Oil Producers Face Headwinds as Inventory Surge Fuels Demand Fears
A surprise 5.2 million barrel increase in U.S. crude stockpiles defies analyst forecasts and pressures oil prices, signaling a potential slowdown.
A sharp, unexpected rise in U.S. crude oil stockpiles has stoked fresh concerns over weakening consumer demand, sending a bearish signal through the energy markets on Wednesday. The Energy Information Administration (EIA) reported that domestic crude inventories surged by 5.2 million barrels last week, a stark reversal of the 2.5 million barrel draw analysts had widely anticipated.
The report immediately pressured crude prices, with West Texas Intermediate (WTI) futures falling to near $60.22 a barrel, while the global benchmark, Brent crude, also declined. This significant inventory build, detailed in the EIA's weekly status report, is often interpreted by traders as a lead indicator of slowing economic activity, as it suggests that fuel consumption from businesses and consumers is not keeping pace with supply.
Despite the clear downward pressure on the commodity, shares of major integrated oil producers showed notable resilience in early trading. ExxonMobil (XOM) and Chevron (CVX) both held firm, suggesting equity investors may be weighing other factors such as strong balance sheets and disciplined capital returns against the immediate macroeconomic headwinds.
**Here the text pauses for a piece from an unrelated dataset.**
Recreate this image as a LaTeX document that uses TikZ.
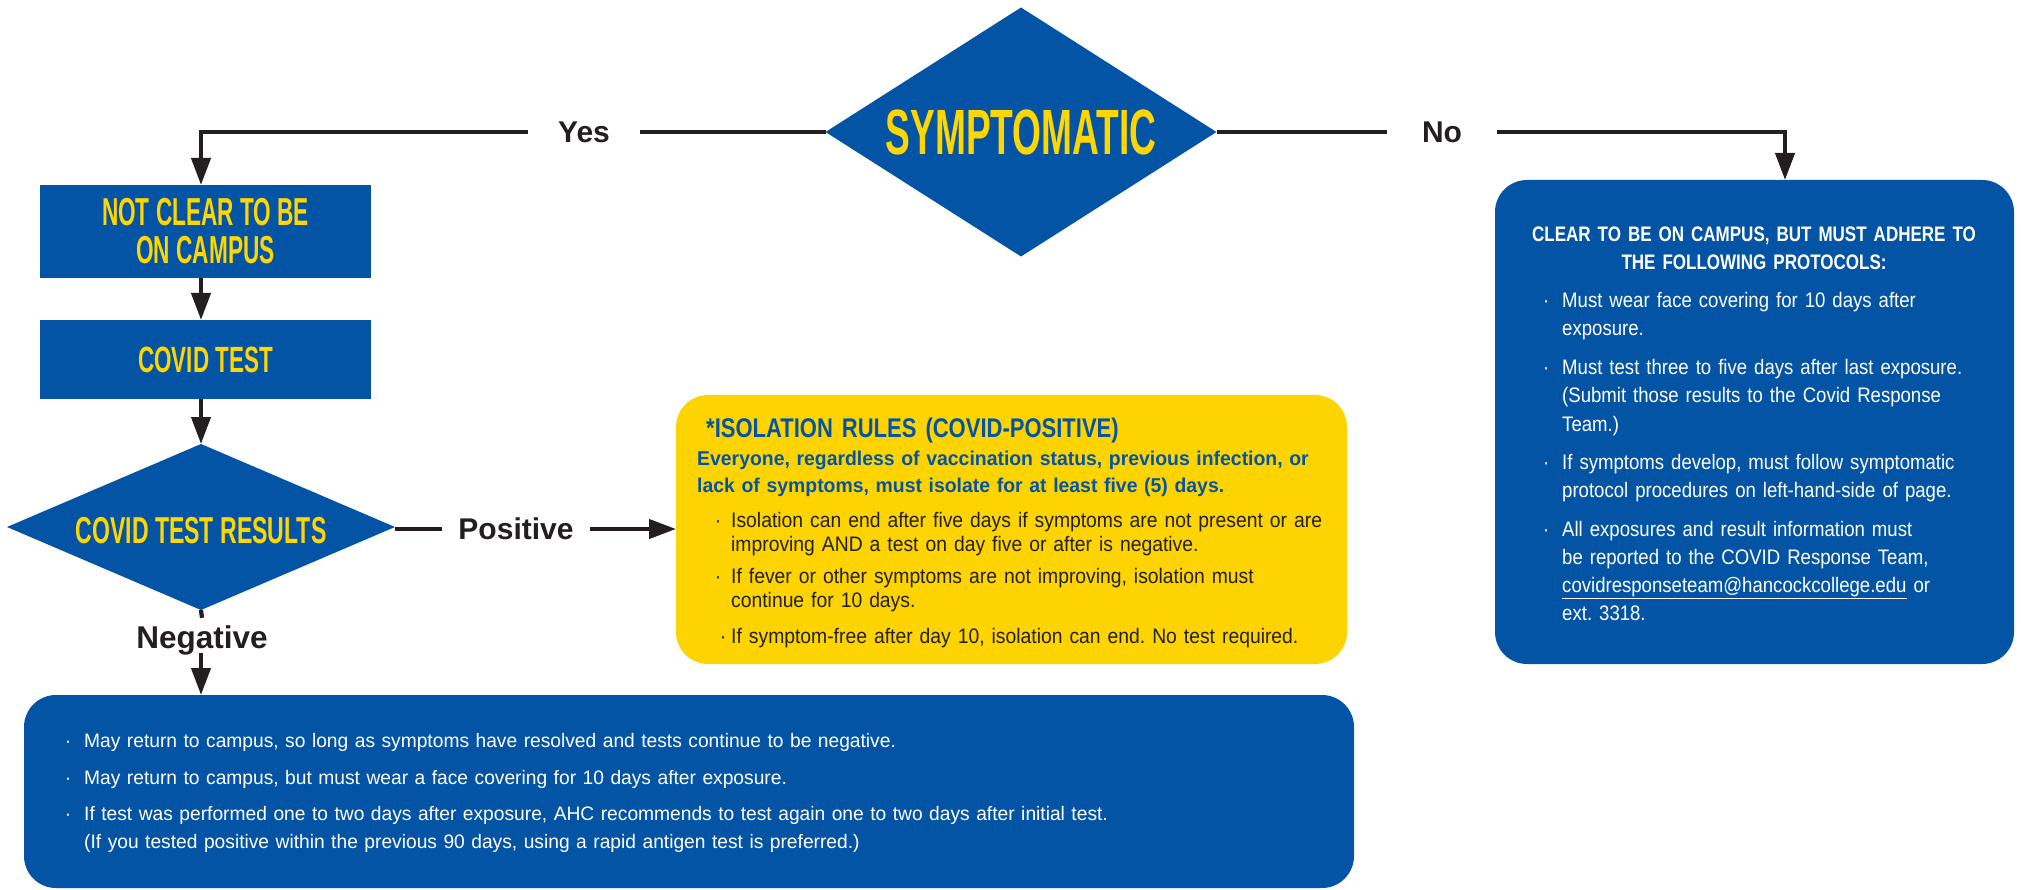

The bearish inventory data lands amid a deepening debate over the trajectory of global oil demand. The International Energy Agency (IEA) has recently adopted a more cautious stance, trimming its demand growth forecast for 2025 due to persistent economic uncertainty. In contrast, the Organization of the Petroleum Exporting Countries (OPEC) has maintained a more optimistic outlook, particularly citing robust demand from China and India. Wednesday’s data from the EIA provides tangible evidence that could bolster the more conservative forecasts.
Supply-side dynamics are already reflecting this caution. The OPEC+ alliance, which includes Russia, had already signaled its concerns about a potential supply glut by pausing planned production increases for early next year. The move was designed to keep the market in balance, and the substantial build in U.S. inventories will likely reinforce the cartel's decision to maintain its disciplined approach.
Looking ahead, investors will be closely monitoring upcoming economic data for further clues on the health of the global economy. The tension between disciplined supply from OPEC+ and the growing risk of faltering demand will remain the central dynamic for the energy sector. While oil producers have benefited from high prices over the past year, as noted by the Wall Street Journal, a sustained trend of inventory builds could challenge profitability and force a reevaluation of sector valuations.